DELANEY’S BISTRO & BAR
At Delaney’s Bistro and Bar, the Owner and Executive Chef, Tom Delaney, has a simple business motto: “work hard, provide great service, craft excellent food, and be good to your team.” And it has paid off! Most of his employees have worked for him for years, the cuisine is delectable, and many of his clients are regulars.
Hannah Showalter, owner of Café Frederica, shared that they served 21,627 PANCAKES last year. That’s a lot of flapjacks, but we are not surprised! For over 25 years, the Café has been a breakfast hot spot for locals and visitors alike.
Barbara Jean’s Restaurant & Bar
Barbara Jean’s is a family run restaurant best known for its Crab Cakes, She Crab Soup, and the mysterious Chocolate Stuff. What most people don’t know is that the Chocolate Stuff recipe was made out of necessity.
Owner Jim Barta said that “the heart of Barbara Jean’s is the very real Barbara Jean. She is the creative force behind the recipes we serve and work every day.” Jim explained how “Barbara is not a chocolate eater.” So, when they opened the restaurant they “broke a restaurant industries cardinal rule—having one chocolate dessert on the menu.”
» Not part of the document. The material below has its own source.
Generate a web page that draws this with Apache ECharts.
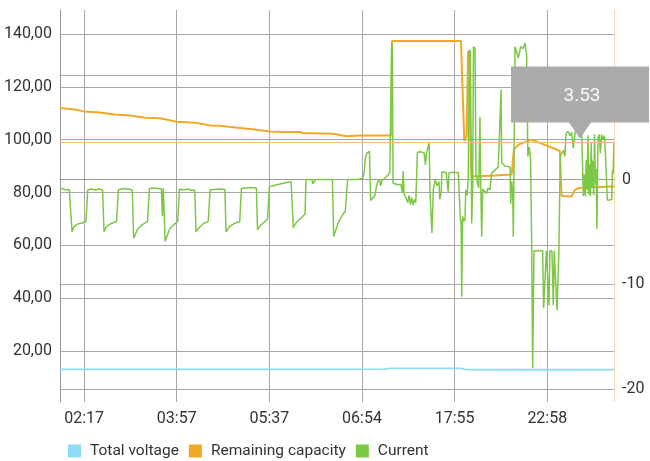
<!DOCTYPE html>
<html>
<head>
<meta charset="utf-8">
<script src="https://cdn.jsdelivr.net/npm/echarts@6/dist/echarts.min.js"></script>
<style>
html,body{margin:0;padding:0;background:#fff;}
#chart{width:650px;height:461px;}
</style>
</head>
<body>
<div id="chart"></div>
<script>
// x positions are sample indices; labels at the given sample indices
const xLabelPos = [26, 126, 226, 326, 426, 526];
const xLabels = ['02:17', '03:57', '05:37', '06:54', '17:55', '22:58'];
const leftTicks = [20, 40, 60, 80, 100, 120, 140];
const rightTicks = [-20, -10, 0, 10];

const voltage = [
  [0,13.05],[100,13.1],[200,13.05],[300,13.1],[350,13.2],[358,13.45],[420,13.5],[433,13.45],[438,13.0],[500,12.95],[598,13.0]
];

const capacity = [
  [0,112.0],[16,111.4],[26,110.7],[43,110.3],[59,109.5],[76,109.1],[92,108.3],[108,108.1],[126,106.8],[146,106.4],
  [162,105.4],[173,105.3],[184,104.8],[205,104.0],[227,103.1],[241,102.9],[259,102.9],[262,102.5],[295,102.2],[309,101.3],
  [324,101.6],[357.5,101.6],[358.5,137.3],[432.8,137.3],[436.4,99.5],[437.2,98.9],[439,101.3],[440.5,133.5],[442.5,133.5],
  [444.2,86.1],[446,86.1],[470,86.4],[487.5,86.8],[490,96.4],[495,98.1],[509,100.0],[539.5,95.8],[541.5,78.7],[552,78.5],
  [555.9,81.0],[560,81.7],[575,82.0],[598,82.3]
];

const current = [
  [0,-1.0],[3,-0.85],[6,-1.0],[10,-0.95],[11,-1.0],[13,-5.0],[15,-4.5],[19,-4.25],[24,-4.15],[28,-4.0],[29,-3.95],[30,-1.0],
  [33,-0.9],[38,-1.0],[42,-0.9],[46,-1.0],[47.5,-5.0],[50,-4.5],[55,-4.2],[61,-4.0],[62,-3.9],[63,-1.0],
  [68,-0.85],[73,-0.9],[78,-1.0],[79.5,-5.6],[84,-4.7],[89,-4.3],[94.5,-4.0],[95.5,-3.9],[96.5,-0.85],
  [101,-0.8],[106,-0.85],[109.5,-0.9],[110.5,-3.5],[111.5,-0.8],[112.5,-0.9],[113.5,-5.9],[118.5,-4.7],[123,-4.3],[127,-4.0],[128,-3.9],[129,-0.9],
  [133,-1.0],[138,-0.9],[142,-1.05],[145.5,-1.0],[146.8,-5.0],[150,-4.6],[155,-4.2],[160,-4.0],[161,-3.9],[162,-1.0],
  [166,-0.95],[171,-0.9],[178,-0.95],[179.2,-5.0],[183,-4.5],[188,-4.2],[194,-4.0],[195,-3.9],[195.8,-0.85],
  [200,-0.8],[206,-0.75],[212,-0.8],[213.2,-4.8],[216,-4.4],[220,-4.1],[224,-3.8],[225,-3.75],[226,-0.7],
  [232,-0.55],[239,-0.4],[246,-0.25],[249.5,-0.2],[251.8,-4.6],[255,-4.1],[261,-3.6],[264.5,-3.3],[265.5,0.0],
  [272,0.0],[273,-0.4],[275,-0.35],[276,0.0],[285,0.0],[294,0.0],
  [295.4,-5.45],[300,-4.2],[304,-3.5],[308,-3.0],[309.5,-2.9],[310.5,0.0],
  [322,0.0],[324,0.1],[327,0.15],[328.5,0.8],[329.5,2.0],[331,2.5],[334,2.7],[335.3,-2.0],
  [337,-1.9],[340,-1.5],[341.5,-0.7],[343,-0.2],[345,0.0],[346,-0.6],[347.5,-0.1],[350,0.1],[354,0.4],[356,0.75],[357.5,0.8],
  [358,13.1],[358.8,12.5],[359.5,-0.35],
  [361,-0.4],[365,-0.5],[368,-0.45],[369.5,-1.3],[370.5,0.8],[371.3,-1.3],[373,-1.2],[375.3,-2.2],[376.7,-1.5],[378.2,-2.4],
  [379.6,-1.7],[381,-2.4],[382.5,-1.9],[384,-2.2],
  [385,-2.1],[385.8,2.6],[389,2.65],[393,2.55],[394.5,1.4],[395.5,2.5],[397.5,2.55],[398.5,3.5],[399.4,-1.3],[401.5,-5.1],
  [403,-0.9],[405,0.0],[407,-0.6],[409,-0.2],[410,-1.9],[411.5,-1.2],[412.3,0.75],
  [413,0.7],[417,0.65],[418.5,0.6],[419,-1.15],[420,0.65],[425,0.7],[430,0.65],[431,0.6],
  [432,-3.5],[433,-4.3],[433.6,-11.2],[434.5,-3.5],[436,-4.0],[437.2,-3.8],[438,-1.0],[439.5,-1.5],[440.7,0.3],[442,12.4],
  [443,12.2],[444.4,-4.2],[445.5,-0.5],[446.3,12.7],[448,12.5],[449,0.6],[450.5,-0.3],[452,-0.8],[453.3,6.0],[454.2,-0.5],
  [455.2,-5.45],[456.3,-0.9],[458,-1.1],[460.6,-1.3],[462,-0.8],[464,-1.0],[466,0.6],[469.5,0.9],[473,1.2],[474.2,3.8],
  [476,8.6],[476.8,1.6],[480.3,1.3],[485.7,1.2],[486.5,-2.3],[487.5,-0.2],[488.6,-1.0],[489.3,-5.45],[490,0.4],[491.1,12.7],
  [492.2,12.4],[494.7,11.6],[497.3,12.7],[500,12.5],[502,13.05],[503.7,11.8],
  [505,2.2],[506.5,3.1],[508,2.0],[509.2,-6.8],[510.2,-18.0],[511.6,-6.8],
  [513,-6.75],[521,-6.8],[522,-12.3],[524,-12.4],[525,-6.8],[527,-6.8],[527.8,-12.0],[528.8,-6.8],[531,-6.8],[532.5,-12.0],
  [533.5,-6.8],[535.5,-6.9],[536.5,-12.5],[537.5,-12.4],[538.5,-6.8],[539.3,-6.7],[540,2.2],
  [541,2.3],[543.3,2.8],[545,2.2],[546.2,4.4],[548.3,4.6],[550.5,4.2],[552.3,4.5],[554,3.0],[555.9,4.4],[557.5,5.1],
  [559.1,4.5],[561,4.0],[563.1,4.7],[564.4,4.6],[564.9,-1.6],
  [566,0.5],[567,-1.6],[568,1.9],[569,-1.0],[569.9,4.2],[570.8,-1.4],[571.7,1.5],[572.5,-1.6],[573.4,3.5],[574.3,-0.8],
  [575.2,1.8],[576,-1.5],[577,4.3],[578,-0.5],[578.8,1.0],[579.5,-4.7],[580.7,4.0],[582,4.3],[583.3,2.5],[584.5,4.3],
  [586,3.8],[587.5,4.2],[588.5,3.0],[590.8,-1.95],[593,-1.95],[595.6,-1.9],[596.3,0.9],[597,0.5],[598,3.53]
];

const seriesNames = ['Total voltage', 'Remaining capacity', 'Current'];
const seriesColors = ['#8fdcf4', '#f2a827', '#7cc845'];

const last = current[current.length - 1];
const FONT = 'Roboto, "Noto Sans", sans-serif';
const gridColor = '#a8a8a8';
const hiColor = 'rgb(255,187,115)';

const chart = echarts.init(document.getElementById('chart'), null, {renderer: 'canvas'});
chart.setOption({
  animation: false,
  backgroundColor: '#fff',
  grid: {left: 60, right: 36, top: 10, bottom: 59},
  legend: {
    left: 63, top: 438, icon: 'rect', itemWidth: 13, itemHeight: 13, itemGap: 10,
    data: seriesNames,
    textStyle: {fontFamily: FONT, fontSize: 15.5, color: '#333', padding: [0, 0, 0, 4]}
  },
  xAxis: {
    type: 'value', min: current[0][0], max: last[0],
    axisLine: {show: true, lineStyle: {color: '#999', width: 1}},
    axisTick: {show: false, customValues: xLabelPos},
    splitLine: {show: true, lineStyle: {color: gridColor, width: 1}},
    axisLabel: {
      customValues: xLabelPos, margin: 9,
      fontFamily: FONT, fontSize: 16, color: '#333',
      formatter: v => xLabels[xLabelPos.indexOf(v)] || ''
    }
  },
  yAxis: [
    {
      type: 'value', min: 0.74, max: 149.06, position: 'left',
      axisLine: {show: true, lineStyle: {color: '#999', width: 1}},
      axisTick: {show: false, customValues: leftTicks},
      splitLine: {show: true, lineStyle: {color: gridColor, width: 1}},
      axisLabel: {
        customValues: leftTicks, margin: 8,
        fontFamily: FONT, fontSize: 16, color: '#333',
        formatter: v => v.toFixed(2).replace('.', ',')
      }
    },
    {
      type: 'value', min: -21.25, max: 16.2, position: 'right',
      axisLine: {show: false},
      axisTick: {show: false, customValues: rightTicks},
      splitLine: {show: true, lineStyle: {color: gridColor, width: 1}},
      axisLabel: {
        customValues: rightTicks, margin: 8,
        fontFamily: FONT, fontSize: 16, color: '#333',
        formatter: v => String(v)
      }
    }
  ],
  series: [
    {
      name: seriesNames[0], type: 'line', yAxisIndex: 0, data: voltage,
      showSymbol: false, color: seriesColors[0], lineStyle: {width: 1.8}
    },
    {
      name: seriesNames[1], type: 'line', yAxisIndex: 0, data: capacity,
      showSymbol: false, color: seriesColors[1], lineStyle: {width: 2}
    },
    {
      name: seriesNames[2], type: 'line', yAxisIndex: 1, data: current,
      showSymbol: false, color: seriesColors[2], lineStyle: {width: 1.5},
      markLine: {
        silent: true, symbol: 'none', animation: false,
        label: {show: false},
        lineStyle: {color: hiColor, width: 1, type: 'solid'},
        data: [{yAxis: last[1]}, {xAxis: last[0], lineStyle: {color: 'rgba(240,200,140,0.7)'}}]
      },
      markPoint: {
        silent: true, animation: false,
        symbol: 'path://M0,0 H138 V56 H80 L69,72 L58,56 H0 Z',
        symbolSize: [138, 72], symbolOffset: [-34, -40],
        itemStyle: {color: '#ababab'},
        label: {
          show: true, color: '#f8f8f8', fontFamily: FONT, fontSize: 19, offset: [2, -6],
          formatter: p => String(p.value)
        },
        data: [{coord: [last[0], last[1]], value: last[1]}]
      }
    }
  ]
});
</script>
</body>
</html>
Jim and a local customer encouraged Barbara to add a chocolate offering. Jim recalls “one morning, without fanfare, Barbara went back into the kitchen and less than an hour later announced that in about thirty minutes we would have a chocolate dessert to try. I tried it and so did some of the other folks who were working that day and it was killer, and that’s how ‘The Chocolate Stuff’ came about. I am almost positive though that Barbara has still never even tried it.”